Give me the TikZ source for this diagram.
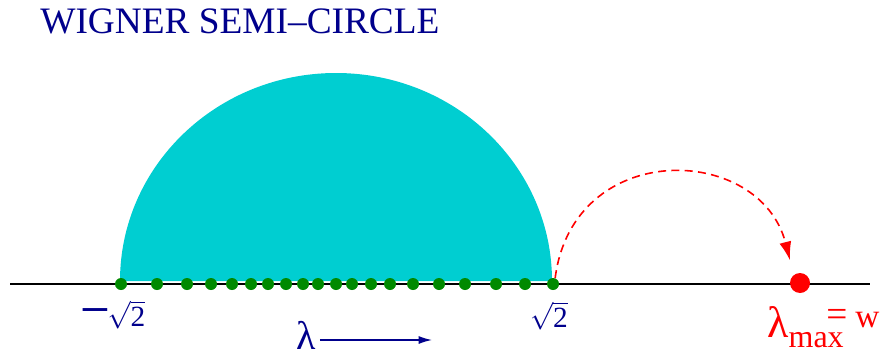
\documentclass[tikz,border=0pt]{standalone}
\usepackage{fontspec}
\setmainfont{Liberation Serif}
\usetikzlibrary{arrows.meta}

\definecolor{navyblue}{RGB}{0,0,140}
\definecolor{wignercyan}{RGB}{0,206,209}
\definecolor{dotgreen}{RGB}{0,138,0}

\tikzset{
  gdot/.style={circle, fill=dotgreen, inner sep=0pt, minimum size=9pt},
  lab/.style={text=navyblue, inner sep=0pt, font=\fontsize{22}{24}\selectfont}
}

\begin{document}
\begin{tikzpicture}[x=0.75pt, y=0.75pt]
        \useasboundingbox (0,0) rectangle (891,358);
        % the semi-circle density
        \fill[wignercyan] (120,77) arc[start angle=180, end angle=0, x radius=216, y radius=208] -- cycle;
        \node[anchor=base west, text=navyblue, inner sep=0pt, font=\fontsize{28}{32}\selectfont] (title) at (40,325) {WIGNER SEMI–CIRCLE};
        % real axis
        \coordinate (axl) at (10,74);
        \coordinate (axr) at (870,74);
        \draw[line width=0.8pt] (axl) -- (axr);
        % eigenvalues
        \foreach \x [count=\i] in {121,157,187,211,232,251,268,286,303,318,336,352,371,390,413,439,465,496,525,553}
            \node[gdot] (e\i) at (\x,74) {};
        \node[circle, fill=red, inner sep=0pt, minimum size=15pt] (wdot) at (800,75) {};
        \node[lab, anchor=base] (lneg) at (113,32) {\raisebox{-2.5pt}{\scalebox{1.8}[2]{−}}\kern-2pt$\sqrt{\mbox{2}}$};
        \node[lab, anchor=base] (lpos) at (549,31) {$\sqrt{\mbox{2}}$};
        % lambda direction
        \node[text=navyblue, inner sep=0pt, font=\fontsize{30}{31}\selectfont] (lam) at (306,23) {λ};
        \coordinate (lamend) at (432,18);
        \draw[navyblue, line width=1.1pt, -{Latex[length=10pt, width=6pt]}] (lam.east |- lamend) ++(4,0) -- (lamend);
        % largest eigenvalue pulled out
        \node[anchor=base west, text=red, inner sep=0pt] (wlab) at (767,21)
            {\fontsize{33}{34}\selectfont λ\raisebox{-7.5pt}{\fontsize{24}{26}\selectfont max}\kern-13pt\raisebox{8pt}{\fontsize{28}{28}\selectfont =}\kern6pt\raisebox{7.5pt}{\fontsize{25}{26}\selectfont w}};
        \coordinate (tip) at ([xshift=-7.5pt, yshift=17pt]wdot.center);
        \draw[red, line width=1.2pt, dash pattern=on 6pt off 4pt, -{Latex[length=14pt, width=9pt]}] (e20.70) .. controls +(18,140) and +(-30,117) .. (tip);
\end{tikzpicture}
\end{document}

Problem to work on
Go through the material above and print all of it exactly, except the pictures.

Written answer
Give me the TikZ source for this diagram.
\documentclass[tikz,border=0pt]{standalone}
\usepackage{fontspec}
\setmainfont{Liberation Serif}
\usetikzlibrary{arrows.meta}

\definecolor{navyblue}{RGB}{0,0,140}
\definecolor{wignercyan}{RGB}{0,206,209}
\definecolor{dotgreen}{RGB}{0,138,0}

\tikzset{
  gdot/.style={circle, fill=dotgreen, inner sep=0pt, minimum size=9pt},
  lab/.style={text=navyblue, inner sep=0pt, font=\fontsize{22}{24}\selectfont}
}

\begin{document}
\begin{tikzpicture}[x=0.75pt, y=0.75pt]
        \useasboundingbox (0,0) rectangle (891,358);
        % the semi-circle density
        \fill[wignercyan] (120,77) arc[start angle=180, end angle=0, x radius=216, y radius=208] -- cycle;
        \node[anchor=base west, text=navyblue, inner sep=0pt, font=\fontsize{28}{32}\selectfont] (title) at (40,325) {WIGNER SEMI–CIRCLE};
        % real axis
        \coordinate (axl) at (10,74);
        \coordinate (axr) at (870,74);
        \draw[line width=0.8pt] (axl) -- (axr);
        % eigenvalues
        \foreach \x [count=\i] in {121,157,187,211,232,251,268,286,303,318,336,352,371,390,413,439,465,496,525,553}
            \node[gdot] (e\i) at (\x,74) {};
        \node[circle, fill=red, inner sep=0pt, minimum size=15pt] (wdot) at (800,75) {};
        \node[lab, anchor=base] (lneg) at (113,32) {\raisebox{-2.5pt}{\scalebox{1.8}[2]{−}}\kern-2pt$\sqrt{\mbox{2}}$};
        \node[lab, anchor=base] (lpos) at (549,31) {$\sqrt{\mbox{2}}$};
        % lambda direction
        \node[text=navyblue, inner sep=0pt, font=\fontsize{30}{31}\selectfont] (lam) at (306,23) {λ};
        \coordinate (lamend) at (432,18);
        \draw[navyblue, line width=1.1pt, -{Latex[length=10pt, width=6pt]}] (lam.east |- lamend) ++(4,0) -- (lamend);
        % largest eigenvalue pulled out
        \node[anchor=base west, text=red, inner sep=0pt] (wlab) at (767,21)
            {\fontsize{33}{34}\selectfont λ\raisebox{-7.5pt}{\fontsize{24}{26}\selectfont max}\kern-13pt\raisebox{8pt}{\fontsize{28}{28}\selectfont =}\kern6pt\raisebox{7.5pt}{\fontsize{25}{26}\selectfont w}};
        \coordinate (tip) at ([xshift=-7.5pt, yshift=17pt]wdot.center);
        \draw[red, line width=1.2pt, dash pattern=on 6pt off 4pt, -{Latex[length=14pt, width=9pt]}] (e20.70) .. controls +(18,140) and +(-30,117) .. (tip);
\end{tikzpicture}
\end{document}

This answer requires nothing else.